On the 27th of February, Belarussians will be asked to vote in a referendum on whether President Alexander Lukashenko should be allowed to remain in office until 2035.

If voters say ‘yes’, or are said to have done so, then Belarus’ constitution will undergo a series of fundamental changes.

Lukashenko would not only win immunity from prosecution, but the new constitution would allow him to carry on in power into his eighties.

Having supposedly won the 2020 Belarussian election with over 80% of the vote on a turnout of 84%, Lukashenko is rivalled only by Vladimir Putin in his capacity to manipulate democratic votes.

The referendum’s outcome in his favour is a certainty, therefore, and the ramifications of such a result for ordinary Belarussians is likewise clear: continued repression and economic decline.

In terms of the interests of the EU and its allies, an entrenched Lukashenko would also come as a significant blow.

The President, having seen off the worst of Western sanctions, could spend the next fifteen years menacing the EU’s eastern border and collaborating with Putin in destabilising Ukraine and the Balkans.

A militarily weak and economically insecure Europe simply cannot afford such an outcome and would therefore be wise to seek a détente with Belarus.

If it does not, then Belarussian democracy may soon be gone for good.

Looking back to the root of the crisis, the catalyst for the rapid deterioration of Western relations with Belarus was the forced landing in Minsk of a flight carrying dissident journalist Roman Protasevich this summer.

The US, UK, and EU responded with a regime of financial and trade restrictions on the Lukashenko regime and those it assumed to be his allies.

The Western alliance hoped that by pushing the Belarusian economy to the brink, Lukashenko would either be forced out or have to restrain his repressive tendencies.

While this policy was initially lauded, European foreign policy commentators have since lamented its ultimate failure.

Belarus’ industries may have had to scramble to replace Western markets with sales to Russia and China, but Lukashenko is still very much in his pomp, undermining the EU’s border policy and throwing his support behind Putin’s warmongering efforts on the Ukrainian border.

Aid from the Kremlin has been forthcoming in return, with $600 million worth of Russian loans being provided to see the Lukashenko regime through to the end of this year.

While these funds and Belarus’ shifting economic focus to the East is enough to maintain Lukashenko in power, Western sanctions have supressed the living standards of ordinary citizens.

At best, therefore, the West’s policy has changed nothing, and at worst, the lives of Belarusians have been made even grimmer than they were pre-sanctions.

Yet despite the grave consequences of Western measures, powerful voices continue to argue for Belarus’ economic isolation to be intensified still further.

Take the undeniably brave opposition leader Sviatlana Tsikhanouskaya.

In an address last November to the European Parliament, she called on the EU and its allies not to relent until their sanctions had removed Lukashenko from power.

For Tsikhanouskaya, she believes, or perhaps she lives in hope, that it is only a matter of time before economic pressure breaks Lukashenko.

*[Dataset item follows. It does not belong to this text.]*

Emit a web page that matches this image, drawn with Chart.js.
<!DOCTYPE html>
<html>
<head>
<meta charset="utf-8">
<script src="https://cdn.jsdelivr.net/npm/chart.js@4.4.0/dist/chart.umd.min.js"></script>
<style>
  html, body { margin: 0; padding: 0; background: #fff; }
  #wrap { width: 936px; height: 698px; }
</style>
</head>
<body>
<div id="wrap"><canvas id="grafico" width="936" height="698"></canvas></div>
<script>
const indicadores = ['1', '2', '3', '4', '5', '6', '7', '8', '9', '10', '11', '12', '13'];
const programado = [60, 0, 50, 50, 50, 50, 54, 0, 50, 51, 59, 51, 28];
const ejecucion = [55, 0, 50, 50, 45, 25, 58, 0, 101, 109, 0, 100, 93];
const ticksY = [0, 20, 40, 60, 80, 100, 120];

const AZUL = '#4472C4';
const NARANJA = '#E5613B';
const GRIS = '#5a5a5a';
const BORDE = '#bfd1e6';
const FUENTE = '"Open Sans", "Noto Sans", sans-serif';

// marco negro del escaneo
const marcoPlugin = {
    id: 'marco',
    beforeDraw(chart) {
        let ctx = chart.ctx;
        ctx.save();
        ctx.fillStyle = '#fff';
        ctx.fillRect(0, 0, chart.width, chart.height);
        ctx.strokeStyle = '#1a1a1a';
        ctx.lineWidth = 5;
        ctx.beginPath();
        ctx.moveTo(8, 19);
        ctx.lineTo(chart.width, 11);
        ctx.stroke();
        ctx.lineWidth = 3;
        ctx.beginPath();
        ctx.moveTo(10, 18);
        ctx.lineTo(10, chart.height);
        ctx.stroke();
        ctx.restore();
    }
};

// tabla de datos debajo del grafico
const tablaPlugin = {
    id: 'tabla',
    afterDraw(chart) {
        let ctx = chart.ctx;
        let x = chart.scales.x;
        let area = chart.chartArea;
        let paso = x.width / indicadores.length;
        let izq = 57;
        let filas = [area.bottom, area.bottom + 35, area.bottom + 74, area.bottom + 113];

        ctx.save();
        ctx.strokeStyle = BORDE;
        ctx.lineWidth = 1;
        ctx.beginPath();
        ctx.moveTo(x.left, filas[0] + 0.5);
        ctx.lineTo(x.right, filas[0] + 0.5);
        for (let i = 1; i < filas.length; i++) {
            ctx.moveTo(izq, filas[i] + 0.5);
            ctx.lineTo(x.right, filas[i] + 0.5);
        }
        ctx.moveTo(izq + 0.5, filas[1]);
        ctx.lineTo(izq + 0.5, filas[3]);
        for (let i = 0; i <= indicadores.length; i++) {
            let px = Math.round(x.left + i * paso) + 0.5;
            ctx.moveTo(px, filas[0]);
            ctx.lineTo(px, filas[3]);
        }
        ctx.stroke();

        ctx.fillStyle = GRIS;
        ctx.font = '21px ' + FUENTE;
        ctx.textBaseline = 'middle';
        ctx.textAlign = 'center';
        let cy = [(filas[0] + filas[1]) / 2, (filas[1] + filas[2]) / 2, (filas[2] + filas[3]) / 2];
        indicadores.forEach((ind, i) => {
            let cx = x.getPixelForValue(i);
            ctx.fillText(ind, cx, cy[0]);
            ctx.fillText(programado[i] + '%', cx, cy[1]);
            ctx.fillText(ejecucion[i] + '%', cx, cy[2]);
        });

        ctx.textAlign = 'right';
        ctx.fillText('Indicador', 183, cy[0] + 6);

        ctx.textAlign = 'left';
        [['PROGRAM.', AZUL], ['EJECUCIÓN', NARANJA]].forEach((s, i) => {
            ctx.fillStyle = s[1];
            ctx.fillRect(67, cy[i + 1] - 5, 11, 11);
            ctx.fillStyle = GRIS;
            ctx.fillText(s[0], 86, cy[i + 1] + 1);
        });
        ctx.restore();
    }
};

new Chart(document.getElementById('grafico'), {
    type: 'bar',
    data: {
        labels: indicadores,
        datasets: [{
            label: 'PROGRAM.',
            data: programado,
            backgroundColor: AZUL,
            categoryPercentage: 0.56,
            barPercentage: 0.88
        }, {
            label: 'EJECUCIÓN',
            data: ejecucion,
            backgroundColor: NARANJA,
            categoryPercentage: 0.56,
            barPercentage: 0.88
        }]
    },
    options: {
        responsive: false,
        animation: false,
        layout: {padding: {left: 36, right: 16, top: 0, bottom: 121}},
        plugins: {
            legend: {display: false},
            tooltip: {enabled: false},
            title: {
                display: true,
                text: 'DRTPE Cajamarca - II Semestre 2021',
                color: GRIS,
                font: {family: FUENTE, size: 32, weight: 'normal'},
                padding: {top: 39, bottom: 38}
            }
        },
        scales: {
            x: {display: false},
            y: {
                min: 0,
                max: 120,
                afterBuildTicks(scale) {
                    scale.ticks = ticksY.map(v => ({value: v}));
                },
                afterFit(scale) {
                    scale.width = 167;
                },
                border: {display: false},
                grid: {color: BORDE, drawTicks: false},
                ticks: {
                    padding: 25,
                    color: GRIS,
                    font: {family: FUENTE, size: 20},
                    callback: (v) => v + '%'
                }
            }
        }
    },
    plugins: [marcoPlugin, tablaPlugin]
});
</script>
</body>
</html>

However, while her desperation is understandable, her political logic is wrongheaded.

What the pro-sanctions lobby seems to ignore is that Putin’s Kremlin, with its neurotic fear of NATO expansion in Eastern Europe, will simply not allow a pro-Western leader to take over in Belarus.

As a result, no matter the economic pressure on Lukashenko, Russia will stand by its side, providing the embattled President with financial and military resources.

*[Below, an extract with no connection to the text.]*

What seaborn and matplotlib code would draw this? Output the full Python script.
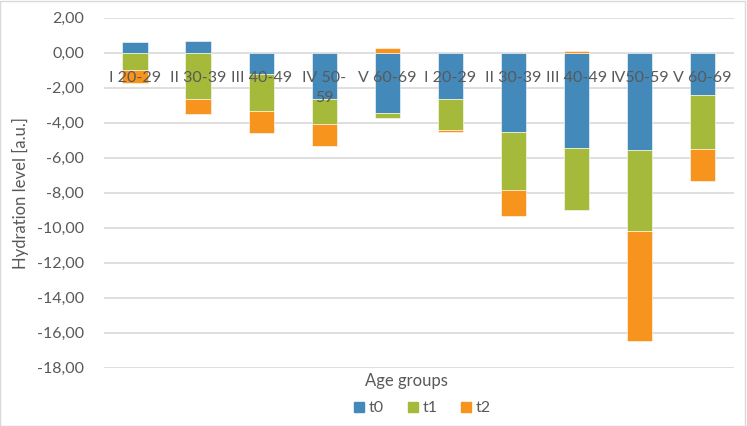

If the West persists with restrictions, it is, once more, the Belarusian people that will suffer, not the Lukashenko regime and its Kremlin backers.

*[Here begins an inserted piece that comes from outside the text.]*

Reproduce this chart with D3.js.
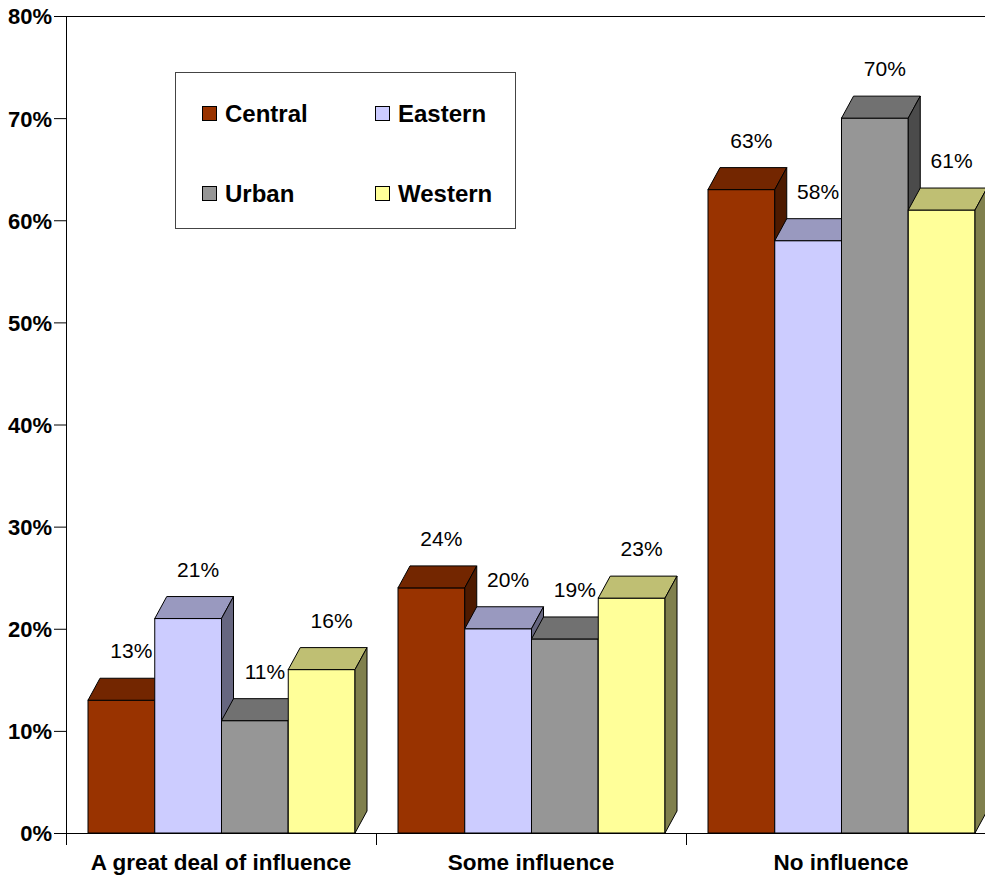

As such, if sanctions have failed and an increasingly volatile Lukashenko is unpalatable, then Western policymakers must seek to chart a middle course.

There is a growing consensus that a quid pro quo of humanitarian and pro-democratic reforms in exchange for the winding down of sanctions would offer relief for Belarussians and stability for the West – both without sparking a Russian backlash.

Measured diplomacy, therefore, offers the EU and its allies a way out of this quagmire, while Belarus’ continued economic isolation only serves to guarantee long-term instability in Eastern Europe.

Considering the present threat of a Russian incursion in Ukraine, NATO needs further instability via a vengeful Lukashenko like it needs a hole in the head.